> Goal
With the pictures omitted, write out the entries that follow exactly as they stand.

> Items
>> Start
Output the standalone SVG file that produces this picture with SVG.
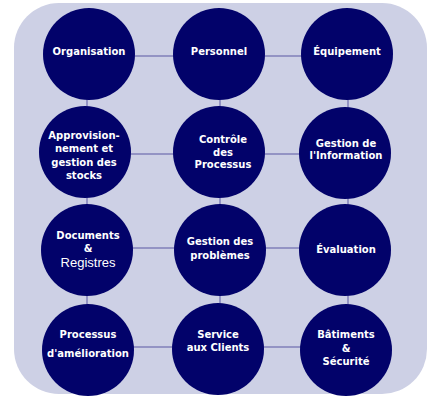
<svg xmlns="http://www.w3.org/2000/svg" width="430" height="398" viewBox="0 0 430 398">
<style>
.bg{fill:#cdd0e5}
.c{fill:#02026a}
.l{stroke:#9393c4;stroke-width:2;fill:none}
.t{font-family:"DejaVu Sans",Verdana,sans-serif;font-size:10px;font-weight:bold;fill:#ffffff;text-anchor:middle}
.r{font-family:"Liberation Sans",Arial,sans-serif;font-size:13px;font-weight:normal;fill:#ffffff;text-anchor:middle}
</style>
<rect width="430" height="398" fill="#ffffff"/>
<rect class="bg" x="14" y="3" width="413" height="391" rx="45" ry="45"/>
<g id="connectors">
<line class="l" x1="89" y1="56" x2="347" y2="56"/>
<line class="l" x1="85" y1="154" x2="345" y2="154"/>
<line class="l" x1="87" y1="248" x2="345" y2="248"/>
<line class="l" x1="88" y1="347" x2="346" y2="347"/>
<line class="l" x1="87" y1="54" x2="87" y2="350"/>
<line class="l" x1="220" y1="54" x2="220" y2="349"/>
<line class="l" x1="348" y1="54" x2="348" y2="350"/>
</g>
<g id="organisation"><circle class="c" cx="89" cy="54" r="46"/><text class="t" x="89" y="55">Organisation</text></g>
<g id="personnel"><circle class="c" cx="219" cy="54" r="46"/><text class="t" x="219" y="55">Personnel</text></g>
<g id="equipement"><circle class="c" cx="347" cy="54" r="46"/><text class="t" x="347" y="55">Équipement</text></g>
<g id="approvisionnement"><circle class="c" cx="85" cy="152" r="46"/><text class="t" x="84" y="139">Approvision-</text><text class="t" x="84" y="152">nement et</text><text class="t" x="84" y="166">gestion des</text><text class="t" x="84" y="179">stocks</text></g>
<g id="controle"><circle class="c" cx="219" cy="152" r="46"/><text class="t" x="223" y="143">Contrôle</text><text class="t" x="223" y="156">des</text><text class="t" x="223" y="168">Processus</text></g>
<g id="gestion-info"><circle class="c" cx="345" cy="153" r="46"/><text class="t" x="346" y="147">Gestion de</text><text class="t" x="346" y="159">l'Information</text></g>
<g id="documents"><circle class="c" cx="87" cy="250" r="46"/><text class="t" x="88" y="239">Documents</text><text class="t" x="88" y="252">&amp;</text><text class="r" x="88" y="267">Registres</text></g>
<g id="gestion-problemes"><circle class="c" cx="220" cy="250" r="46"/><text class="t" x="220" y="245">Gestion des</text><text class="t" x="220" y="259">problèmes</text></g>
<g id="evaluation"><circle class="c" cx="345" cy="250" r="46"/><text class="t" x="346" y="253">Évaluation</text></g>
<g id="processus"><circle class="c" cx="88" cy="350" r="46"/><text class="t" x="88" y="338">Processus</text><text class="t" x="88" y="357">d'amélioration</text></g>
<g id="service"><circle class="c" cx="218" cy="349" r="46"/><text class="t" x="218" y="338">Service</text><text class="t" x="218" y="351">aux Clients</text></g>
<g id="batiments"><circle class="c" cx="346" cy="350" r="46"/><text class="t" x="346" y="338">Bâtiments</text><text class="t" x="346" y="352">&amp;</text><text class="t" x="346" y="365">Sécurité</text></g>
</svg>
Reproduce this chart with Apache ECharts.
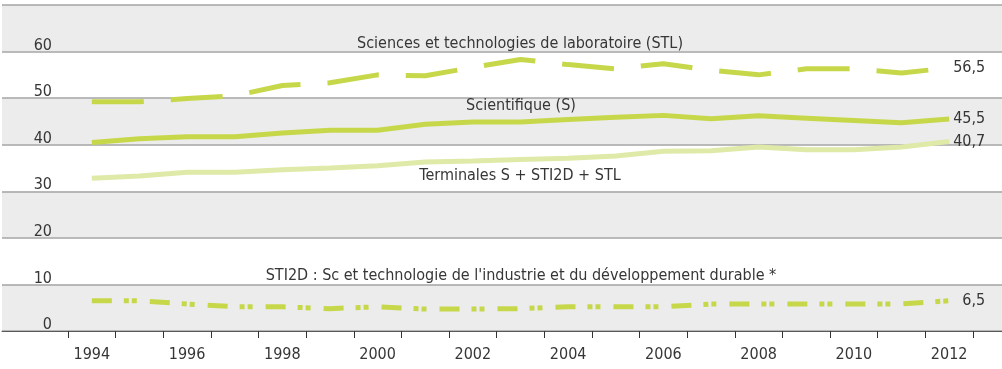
>> End
> Solved exercise
Output the standalone SVG file that produces this picture with SVG.
<svg xmlns="http://www.w3.org/2000/svg" width="430" height="398" viewBox="0 0 430 398">
<style>
.bg{fill:#cdd0e5}
.c{fill:#02026a}
.l{stroke:#9393c4;stroke-width:2;fill:none}
.t{font-family:"DejaVu Sans",Verdana,sans-serif;font-size:10px;font-weight:bold;fill:#ffffff;text-anchor:middle}
.r{font-family:"Liberation Sans",Arial,sans-serif;font-size:13px;font-weight:normal;fill:#ffffff;text-anchor:middle}
</style>
<rect width="430" height="398" fill="#ffffff"/>
<rect class="bg" x="14" y="3" width="413" height="391" rx="45" ry="45"/>
<g id="connectors">
<line class="l" x1="89" y1="56" x2="347" y2="56"/>
<line class="l" x1="85" y1="154" x2="345" y2="154"/>
<line class="l" x1="87" y1="248" x2="345" y2="248"/>
<line class="l" x1="88" y1="347" x2="346" y2="347"/>
<line class="l" x1="87" y1="54" x2="87" y2="350"/>
<line class="l" x1="220" y1="54" x2="220" y2="349"/>
<line class="l" x1="348" y1="54" x2="348" y2="350"/>
</g>
<g id="organisation"><circle class="c" cx="89" cy="54" r="46"/><text class="t" x="89" y="55">Organisation</text></g>
<g id="personnel"><circle class="c" cx="219" cy="54" r="46"/><text class="t" x="219" y="55">Personnel</text></g>
<g id="equipement"><circle class="c" cx="347" cy="54" r="46"/><text class="t" x="347" y="55">Équipement</text></g>
<g id="approvisionnement"><circle class="c" cx="85" cy="152" r="46"/><text class="t" x="84" y="139">Approvision-</text><text class="t" x="84" y="152">nement et</text><text class="t" x="84" y="166">gestion des</text><text class="t" x="84" y="179">stocks</text></g>
<g id="controle"><circle class="c" cx="219" cy="152" r="46"/><text class="t" x="223" y="143">Contrôle</text><text class="t" x="223" y="156">des</text><text class="t" x="223" y="168">Processus</text></g>
<g id="gestion-info"><circle class="c" cx="345" cy="153" r="46"/><text class="t" x="346" y="147">Gestion de</text><text class="t" x="346" y="159">l'Information</text></g>
<g id="documents"><circle class="c" cx="87" cy="250" r="46"/><text class="t" x="88" y="239">Documents</text><text class="t" x="88" y="252">&amp;</text><text class="r" x="88" y="267">Registres</text></g>
<g id="gestion-problemes"><circle class="c" cx="220" cy="250" r="46"/><text class="t" x="220" y="245">Gestion des</text><text class="t" x="220" y="259">problèmes</text></g>
<g id="evaluation"><circle class="c" cx="345" cy="250" r="46"/><text class="t" x="346" y="253">Évaluation</text></g>
<g id="processus"><circle class="c" cx="88" cy="350" r="46"/><text class="t" x="88" y="338">Processus</text><text class="t" x="88" y="357">d'amélioration</text></g>
<g id="service"><circle class="c" cx="218" cy="349" r="46"/><text class="t" x="218" y="338">Service</text><text class="t" x="218" y="351">aux Clients</text></g>
<g id="batiments"><circle class="c" cx="346" cy="350" r="46"/><text class="t" x="346" y="338">Bâtiments</text><text class="t" x="346" y="352">&amp;</text><text class="t" x="346" y="365">Sécurité</text></g>
</svg>
Reproduce this chart with Apache ECharts.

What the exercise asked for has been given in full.